**MATERIAL FOR THIS TASK**.
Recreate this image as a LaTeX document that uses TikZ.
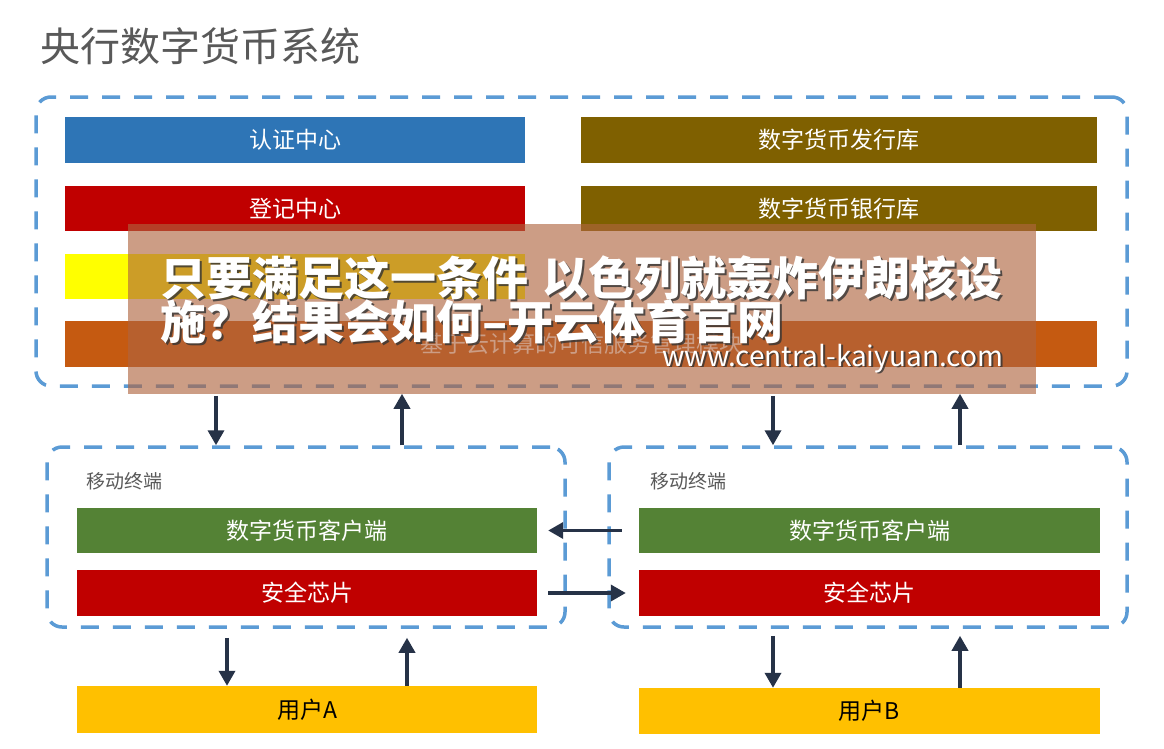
\documentclass[tikz,border=0pt]{standalone}
\usepackage{fontspec}
\setmainfont{Noto Sans CJK SC}
\usetikzlibrary{arrows.meta}
\definecolor{dashblue}{RGB}{91,155,213}
\definecolor{cblue}{RGB}{46,117,182}
\definecolor{cred}{RGB}{192,0,0}
\definecolor{cyellow}{RGB}{255,255,0}
\definecolor{corange}{RGB}{197,90,17}
\definecolor{cbrown}{RGB}{127,96,0}
\definecolor{cgreen}{RGB}{84,130,53}
\definecolor{cgold}{RGB}{255,192,0}
\definecolor{arrcol}{RGB}{38,50,71}
\definecolor{titlegray}{RGB}{89,89,89}
\definecolor{overlaycol}{RGB}{175,101,63}
\begin{document}
\begin{tikzpicture}[x=1pt,y=-1pt,
  bar/.style={fill=#1, draw=none, inner sep=0pt, text=white, font=\fontsize{23}{25}\selectfont},
  dbox/.style={draw=dashblue, line width=3.5pt, dash pattern=on 18pt off 14pt, rounded corners=15pt, inner sep=0pt},
  arr/.style={draw=arrcol, line width=3.5pt, -{Triangle[length=15pt,width=16pt]}},
  bannertext/.style={anchor=base west, inner sep=0pt, font=\fontsize{46}{48}\selectfont\bfseries},
  urltext/.style={anchor=base west, inner sep=0pt, font=\fontsize{28}{30}\selectfont}
]
\useasboundingbox (0,0) rectangle (1164,748);
\fill[white] (0,0) rectangle (1164,748);

% title
\node[anchor=west, inner sep=0pt, text=titlegray, font=\fontsize{40}{42}\selectfont] (title) at (40,46) {央行数字货币系统};

% outer system box
\node[dbox, minimum width=1091pt, minimum height=289pt] (outer) at (581.5,241.5) {};

\node[bar=cblue, minimum width=460pt, minimum height=46pt] (auth) at (295,140) {认证中心};
\node[bar=cred, minimum width=460pt, minimum height=45pt] (reg) at (295,208.5) {登记中心};
\node[bar=cyellow, minimum width=460pt, minimum height=45pt] (yel) at (295,276.5) {};
\node[bar=corange, minimum width=1032pt, minimum height=46pt] (tsm) at (581,344) {基于云计算的可信服务管理模块};
\node[bar=cbrown, minimum width=516pt, minimum height=46pt] (issue) at (839,140) {数字货币发行库};
\node[bar=cbrown, minimum width=516pt, minimum height=45pt] (bank) at (839,208.5) {数字货币银行库};

% terminals
\node[dbox, minimum width=518pt, minimum height=180pt] (termL) at (306,537) {};
\node[dbox, minimum width=518pt, minimum height=180pt] (termR) at (868,537) {};
\node[anchor=west, inner sep=0pt, text=titlegray, font=\fontsize{19}{21}\selectfont] (labL) at (86,481) {移动终端};
\node[anchor=west, inner sep=0pt, text=titlegray, font=\fontsize{19}{21}\selectfont] (labR) at (650,481) {移动终端};

\node[bar=cgreen, minimum width=460pt, minimum height=45pt] (clientL) at (307,530.5) {数字货币客户端};
\node[bar=cred, minimum width=460pt, minimum height=46pt] (chipL) at (307,593) {安全芯片};
\node[bar=cgreen, minimum width=461pt, minimum height=45pt] (clientR) at (869.5,530.5) {数字货币客户端};
\node[bar=cred, minimum width=461pt, minimum height=46pt] (chipR) at (869.5,593) {安全芯片};

\node[bar=cgold, text=black, minimum width=460pt, minimum height=47pt] (userA) at (307,709.5) {用户A};
\node[bar=cgold, text=black, minimum width=461pt, minimum height=46pt] (userB) at (869.5,711) {用户B};

% arrow x positions
\coordinate (a1) at (216,0);
\coordinate (a2) at (402,0);
\coordinate (a3) at (773,0);
\coordinate (a4) at (960,0);
\coordinate (b1) at (227,0);
\coordinate (b2) at (407,0);

\draw[arr, shorten <=8pt] (outer.south -| a1) -- (termL.north -| a1);
\draw[arr, shorten >=6pt] (termL.north -| a2) -- (outer.south -| a2);
\draw[arr, shorten <=8pt] (outer.south -| a3) -- (termR.north -| a3);
\draw[arr, shorten >=6pt] (termR.north -| a4) -- (outer.south -| a4);

\draw[arr, shorten <=17pt, shorten >=11pt] (clientR.west) -- (clientL.east);
\draw[arr, shorten <=11pt, shorten >=13pt] (chipL.east) -- (chipR.west);

\draw[arr, shorten <=9pt] (termL.south -| b1) -- (userA.north -| b1);
\draw[arr, shorten >=9pt] (userA.north -| b2) -- (termL.south -| b2);
\draw[arr, shorten <=7pt] (termR.south -| a3) -- (userB.north -| a3);
\draw[arr, shorten >=7pt] (userB.north -| a4) -- (termR.south -| a4);

% overlay banner
\fill[overlaycol, fill opacity=0.63] (128,224) rectangle (1036,394);
\node[bannertext, text=black!80, opacity=0.8] at (162.5,297.5) {只要满足这一条件\hspace{0.3em}以色列就轰炸伊朗核设};
\node[bannertext, text=white] (ban1) at (160,295) {只要满足这一条件\hspace{0.3em}以色列就轰炸伊朗核设};
\node[bannertext, text=black!80, opacity=0.8] at (162.5,341.5) {施？结果会如何–开云体育官网};
\node[bannertext, text=white] (ban2) at (160,339) {施？结果会如何–开云体育官网};
\node[urltext, text=black!80, opacity=0.8] at (664,367.5) {www.central-kaiyuan.com};
\node[urltext, text=white] (url) at (662,366) {www.central-kaiyuan.com};
\end{tikzpicture}
\end{document}
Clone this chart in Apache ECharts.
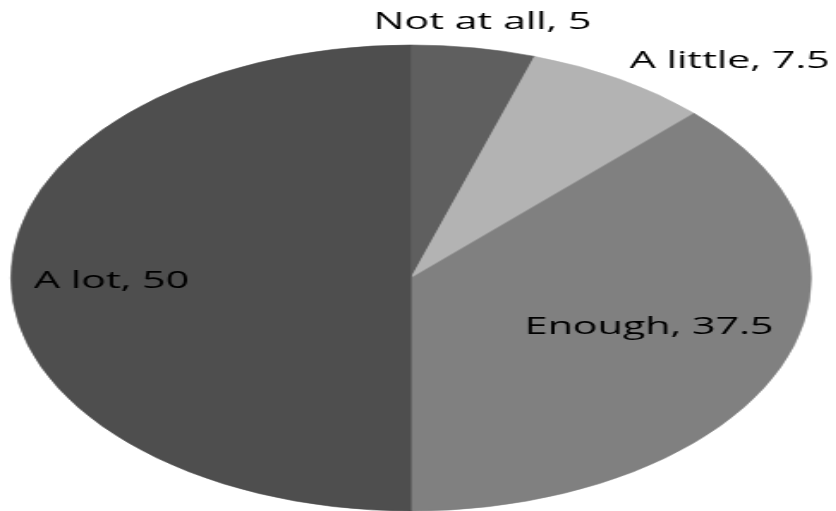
<!DOCTYPE html>
<html>
<head>
<meta charset="utf-8">
<script src="https://cdn.jsdelivr.net/npm/echarts@6/dist/echarts.min.js"></script>
<style>
html,body{margin:0;padding:0;background:#fff;overflow:hidden;width:836px;height:511px;}
#chart{width:487px;height:511px;transform:scaleX(1.717);transform-origin:0 0;}
</style>
</head>
<body>
<div id="chart"></div>
<script>
var categories = ['Not at all', 'A little', 'Enough', 'A lot'];
var values = [5, 7.5, 37.5, 50];

var sliceColors = ['#5f5f5f', '#b3b3b3', '#808080', '#4e4e4e'];
var labelPos = [[281, 22], [425, 61], [378, 327], [65, 281]];

var chart = echarts.init(document.getElementById('chart'), null, {renderer: 'canvas'});
var data = categories.map(function (c, i) {
  return {name: c, value: values[i], itemStyle: {color: sliceColors[i], borderColor: sliceColors[i]}};
});
chart.setOption({
  animation: false,
  series: [{
    type: 'pie',
    center: [239.4, 278],
    radius: 233,
    startAngle: 90,
    clockwise: true,
    data: data,
    itemStyle: {borderWidth: 0.6},
    emphasis: {disabled: true},
    label: {
      show: true,
      position: 'inside',
      formatter: '{b}, {c}',
      color: '#000',
      fontFamily: 'Open Sans',
      fontSize: 24
    },
    labelLine: {show: false},
    labelLayout: function (p) {
      var pos = labelPos[p.dataIndex];
      return {x: pos[0], y: pos[1], align: 'center', verticalAlign: 'middle'};
    }
  }]
});
</script>
</body>
</html>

**TO DO**. Up to and including the last line of the listing, starting at the line with "Clone this chart in Apache ECharts.", extract every line exactly and leave out the pictures.

**RESULT FOR THIS EXERCISE**.
Clone this chart in Apache ECharts.
<!DOCTYPE html>
<html>
<head>
<meta charset="utf-8">
<script src="https://cdn.jsdelivr.net/npm/echarts@6/dist/echarts.min.js"></script>
<style>
html,body{margin:0;padding:0;background:#fff;overflow:hidden;width:836px;height:511px;}
#chart{width:487px;height:511px;transform:scaleX(1.717);transform-origin:0 0;}
</style>
</head>
<body>
<div id="chart"></div>
<script>
var categories = ['Not at all', 'A little', 'Enough', 'A lot'];
var values = [5, 7.5, 37.5, 50];

var sliceColors = ['#5f5f5f', '#b3b3b3', '#808080', '#4e4e4e'];
var labelPos = [[281, 22], [425, 61], [378, 327], [65, 281]];

var chart = echarts.init(document.getElementById('chart'), null, {renderer: 'canvas'});
var data = categories.map(function (c, i) {
  return {name: c, value: values[i], itemStyle: {color: sliceColors[i], borderColor: sliceColors[i]}};
});
chart.setOption({
  animation: false,
  series: [{
    type: 'pie',
    center: [239.4, 278],
    radius: 233,
    startAngle: 90,
    clockwise: true,
    data: data,
    itemStyle: {borderWidth: 0.6},
    emphasis: {disabled: true},
    label: {
      show: true,
      position: 'inside',
      formatter: '{b}, {c}',
      color: '#000',
      fontFamily: 'Open Sans',
      fontSize: 24
    },
    labelLine: {show: false},
    labelLayout: function (p) {
      var pos = labelPos[p.dataIndex];
      return {x: pos[0], y: pos[1], align: 'center', verticalAlign: 'middle'};
    }
  }]
});
</script>
</body>
</html>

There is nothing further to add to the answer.